Ein Jahr später, bei einem Treffen von Likud-Abgeordneten in der Knesset im März 2019, erklärte Netanjahu: „Jeder, der die Errichtung eines palästinensischen Staates vereiteln will, muss die Stärkung von Hamas und den Transfer von Geld an Hamas unterstützen.... Das ist Teil unserer Strategie – die Palästinenser in Gaza von den Palästinensern im Westjordanland zu isolieren.“ Der Ministerpräsident, der wegen dreier Korruptionsfälle angeklagt ist, vertraute seine Strategie den Ermittlern der Polizei an. Über Hamas und die Hisbollah im Libanon sagte er: „Ich führe sie in die Irre, destabilisiere sie, mache mich über sie lustig und schlage ihnen dann auf den Kopf.“ Es kann keine Einigung mit ihnen geben, sagte er, „aber wir kontrollieren die Höhe der Flammen“ („Israel kann nicht von einem kriminellen Angeklagten gemanagt werden“, Haaretz, 9. Oktober). Diesmal nicht.

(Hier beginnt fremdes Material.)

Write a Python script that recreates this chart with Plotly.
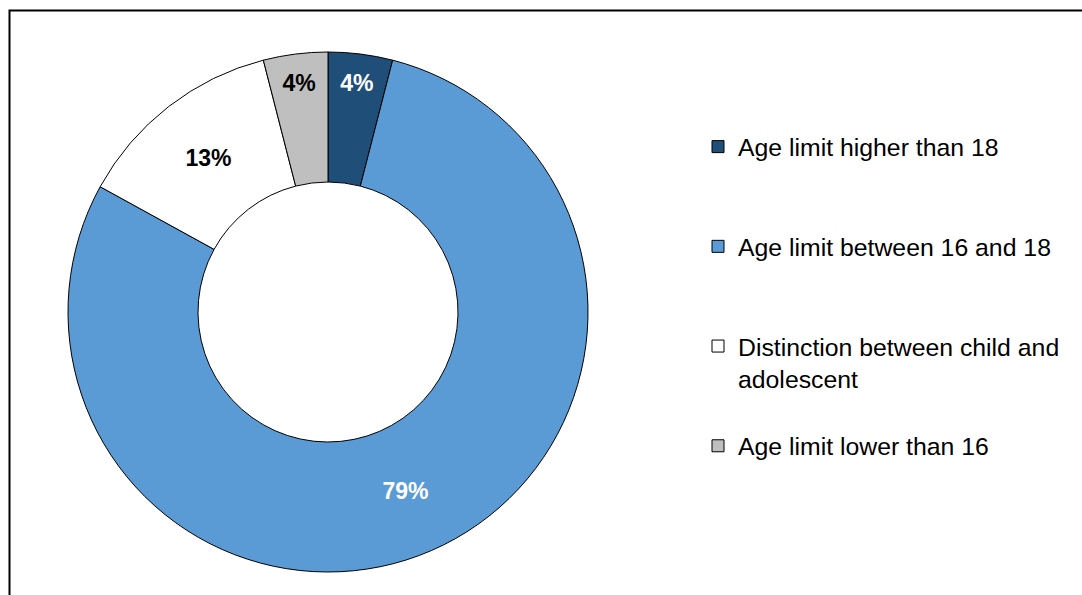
import plotly.graph_objects as go

# Data
categories = [
    "Age limit higher than 18",
    "Age limit between 16 and 18",
    "Distinction between child and<br>adolescent",
    "Age limit lower than 16",
]
values = [4, 79, 13, 4]
colors = ["#1F4E79", "#5B9BD5", "#FFFFFF", "#BFBFBF"]
text_colors = ["#FFFFFF", "#FFFFFF", "#000000", "#000000"]

W, H = 1082, 595

# legend spacing: pad labels with blank lines so entries are evenly spread
pad = ["<br> <br> ", "<br> <br> ", "<br> ", ""]
legend_labels = [c + p for c, p in zip(categories, pad)]

fig = go.Figure()
fig.add_trace(go.Pie(
    labels=legend_labels,
    values=values,
    sort=False,
    direction="clockwise",
    rotation=0,
    hole=0.5,
    marker=dict(colors=colors, line=dict(color="#000000", width=1)),
    texttemplate="%{percent:.0%}",
    textposition="inside",
    insidetextorientation="horizontal",
    textfont=dict(family="Liberation Sans, Arial, sans-serif", size=23, color=text_colors, weight="bold"),
    domain=dict(x=[68 / W, 588 / W], y=[1 - 572 / H, 1 - 52 / H]),
    hoverinfo="skip",
))

fig.update_layout(
    width=W, height=H,
    margin=dict(l=0, r=0, t=0, b=0),
    paper_bgcolor="#FFFFFF",
    plot_bgcolor="#FFFFFF",
    font=dict(family="Liberation Sans, Arial, sans-serif", color="#000000"),
    showlegend=True,
    legend=dict(
        x=698 / W, y=1 - 124 / H, xanchor="left", yanchor="top",
        font=dict(size=24.8, color="#000000"),
        valign="top",
        bgcolor="rgba(0,0,0,0)",
    ),
    shapes=[dict(
        type="rect", xref="paper", yref="paper",
        x0=9.5 / W, x1=1.05, y0=-0.05, y1=1 - 10.5 / H,
        line=dict(color="#000000", width=2), fillcolor="rgba(0,0,0,0)",
        layer="above",
    )],
)

fig.write_html("out.html", config={"displayModeBar": False},
               post_script="document.body.style.margin='0';")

Der Angriff von Hamas hat Netanjahus gesamte Strategie in Flammen aufgehen lassen. ■


  1. 1. Nach den Statistiken der Vereinten Nationen wurden von 2008 bis März 2023 6.269 Palästinenser bei Zusammenstößen getötet, während 293 Israelis getötet wurden.
  2. 2. Siehe „U.S. Imperialism Hurtling Toward World War III,“ [US-Imperialismus rast auf den 3. Weltkrieg zu] The Internationalist No. 69-70, Januar-Mai 2023.
  3. 3. Im November 2021 unternahm Bowman eine von der liberalen Zionisten-Lobby J Street „arrangierte“ all-inclusive-Reise nach Israel, über die er in einem glühenden Bericht über seine Treffen mit dem Präsidenten von Israel, dem Premierminister (Netanjahu), den „Israel Defense Forces“ und anderen berichtete ("Reflecting on My Trip to Israel“, 20. November 2021). Inmitten der jüngsten Aufregung ließ Bowman verlauten, dass er seine DSA-Mitgliedschaft vor einem Jahr hatte auslaufen lassen.
  4. 4. Saleh al-Arouri, stellvertretender Leiter des Politbüros von Hamas, sagte: „Der Widerstand stützt seine Position und seine Pläne auf die schlimmsten Eventualitäten, einschließlich einer Bodeninvasion“, die er als „das beste Szenario für uns, den Kampf zu lösen“ bezeichnete (zitiert in International Crisis Group, „A Second October War in Israel-Palestine“ [9. Oktober 2023]).
  5. 5. Hamas schlug wiederholt einen zehnjährigen Waffenstillstand mit Israel vor (der abgelehnt wurde), um Gaza friedlich verwalten zu können, so wie es die PLO/PA in den Enklaven im Westjordanland tut.
  6. 6. Diese Pläne wurden ursprünglich von dem „Labor Zionisten“ Yigal Allon, einem ehemaligen Mitglied der Palmach-Miliz und der „linken“ zionistischen Partei Ahdut HaAvoda, als nächster Schritt nach der Eroberung Ost-Jerusalems und des Westjordanlandes durch Israel im Krieg von 1967 ausgearbeitet.
  7. 7. Die Fatah („Sieg“), ein umgekehrtes Akronym für die Palästinensische Nationale Befreiungsbewegung, ist die nationalistische Partei, die den größten Teil der PLO ausmacht.